What is required |
Find the lines holding the string "Emit" in the data, then copy all of them.

Data section |
----
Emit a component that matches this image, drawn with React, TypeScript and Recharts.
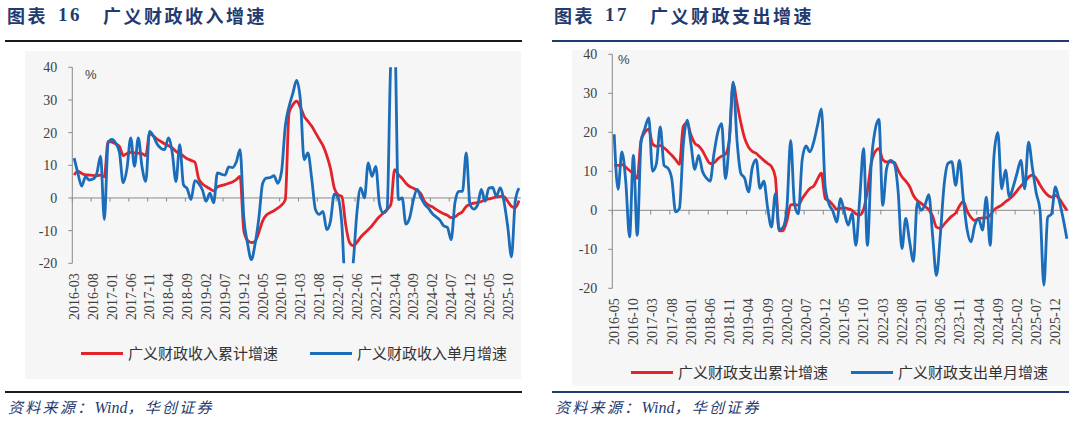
----
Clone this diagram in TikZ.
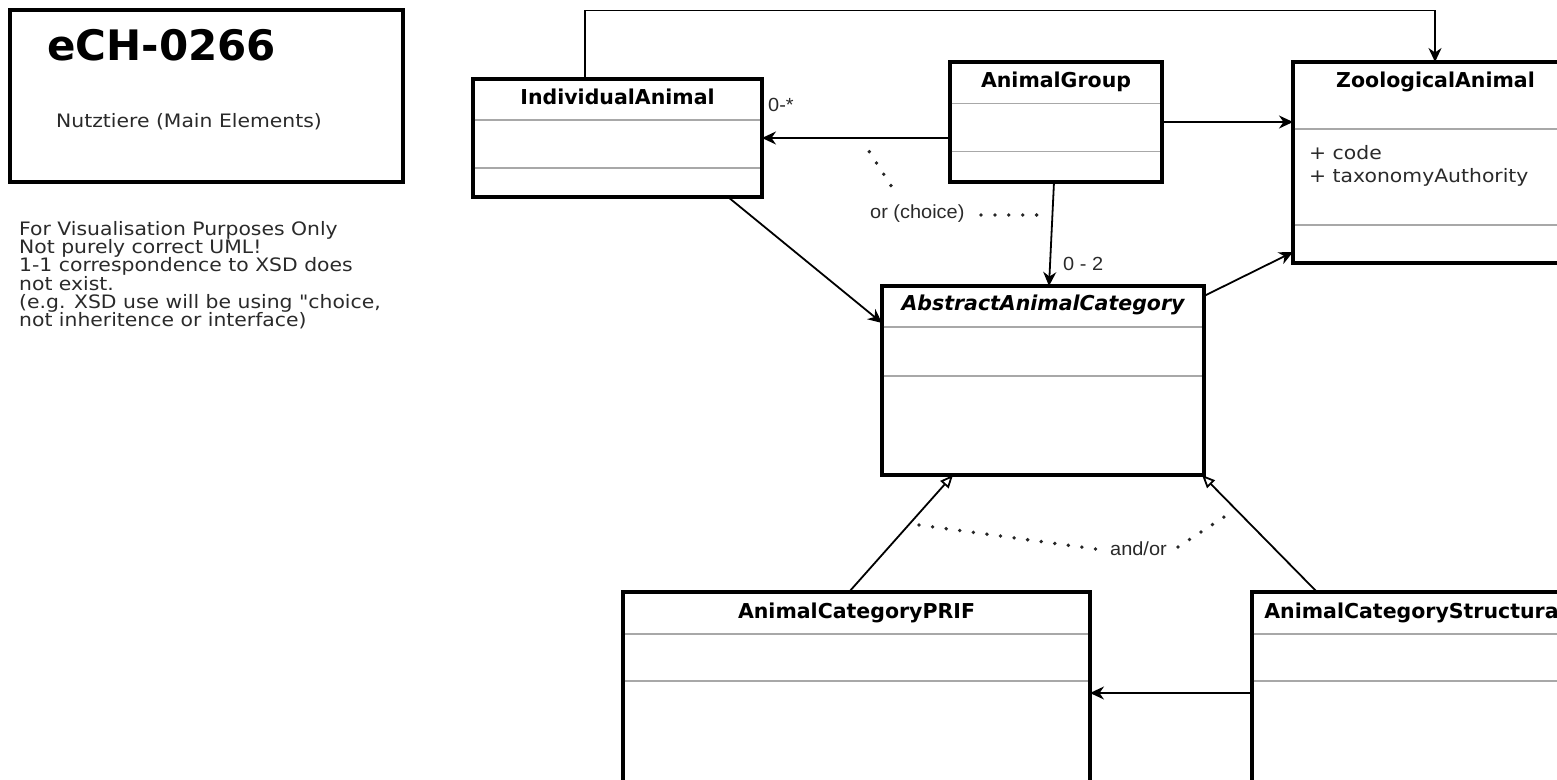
----
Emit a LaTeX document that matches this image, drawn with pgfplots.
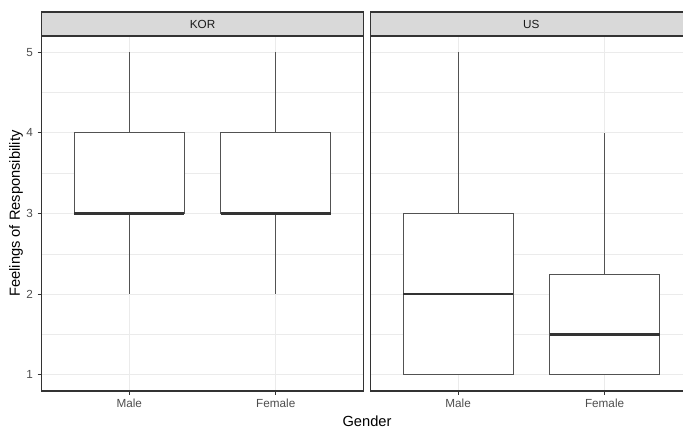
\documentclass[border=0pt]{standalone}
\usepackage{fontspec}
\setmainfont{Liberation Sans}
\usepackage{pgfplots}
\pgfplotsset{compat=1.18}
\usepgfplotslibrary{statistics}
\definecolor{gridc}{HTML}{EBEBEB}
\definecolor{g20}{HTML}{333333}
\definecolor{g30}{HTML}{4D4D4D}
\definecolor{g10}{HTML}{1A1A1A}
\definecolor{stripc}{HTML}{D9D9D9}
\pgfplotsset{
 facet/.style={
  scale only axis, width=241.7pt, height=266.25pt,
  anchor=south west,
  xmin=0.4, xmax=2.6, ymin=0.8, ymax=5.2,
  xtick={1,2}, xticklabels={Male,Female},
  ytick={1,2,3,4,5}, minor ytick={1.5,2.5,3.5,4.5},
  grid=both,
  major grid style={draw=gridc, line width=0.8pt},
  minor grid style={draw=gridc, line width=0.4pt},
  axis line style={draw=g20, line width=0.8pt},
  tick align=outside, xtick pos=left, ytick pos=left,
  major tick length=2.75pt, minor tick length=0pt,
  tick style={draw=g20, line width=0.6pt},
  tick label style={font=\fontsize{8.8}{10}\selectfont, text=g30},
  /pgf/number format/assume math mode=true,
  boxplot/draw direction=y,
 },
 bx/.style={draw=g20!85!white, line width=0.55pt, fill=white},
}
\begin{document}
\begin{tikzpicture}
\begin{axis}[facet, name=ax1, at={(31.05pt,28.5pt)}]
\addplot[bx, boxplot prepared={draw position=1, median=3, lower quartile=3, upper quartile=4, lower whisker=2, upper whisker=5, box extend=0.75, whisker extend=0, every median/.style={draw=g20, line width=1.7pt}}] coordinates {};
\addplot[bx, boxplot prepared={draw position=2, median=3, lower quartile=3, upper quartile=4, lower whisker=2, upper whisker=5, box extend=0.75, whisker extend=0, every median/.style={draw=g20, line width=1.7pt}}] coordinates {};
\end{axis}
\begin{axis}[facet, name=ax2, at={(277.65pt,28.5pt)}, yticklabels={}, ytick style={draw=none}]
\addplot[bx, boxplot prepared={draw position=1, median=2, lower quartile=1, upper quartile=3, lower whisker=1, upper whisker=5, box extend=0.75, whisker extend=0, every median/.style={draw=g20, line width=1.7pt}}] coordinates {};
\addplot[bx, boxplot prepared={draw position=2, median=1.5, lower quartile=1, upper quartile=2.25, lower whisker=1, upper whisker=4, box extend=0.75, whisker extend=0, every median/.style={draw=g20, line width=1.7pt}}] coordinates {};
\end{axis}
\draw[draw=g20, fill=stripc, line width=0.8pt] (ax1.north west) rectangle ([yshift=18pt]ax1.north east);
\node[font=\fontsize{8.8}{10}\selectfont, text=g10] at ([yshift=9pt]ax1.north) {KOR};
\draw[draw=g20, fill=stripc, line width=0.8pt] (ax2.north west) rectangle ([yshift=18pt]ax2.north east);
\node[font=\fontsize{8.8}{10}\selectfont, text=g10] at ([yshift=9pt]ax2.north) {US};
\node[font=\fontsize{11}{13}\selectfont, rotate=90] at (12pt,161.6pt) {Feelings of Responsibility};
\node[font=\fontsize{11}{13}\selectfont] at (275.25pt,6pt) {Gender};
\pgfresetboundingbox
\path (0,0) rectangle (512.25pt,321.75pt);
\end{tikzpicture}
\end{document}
----
Task response |
Emit a component that matches this image, drawn with React, TypeScript and Recharts.
Emit a LaTeX document that matches this image, drawn with pgfplots.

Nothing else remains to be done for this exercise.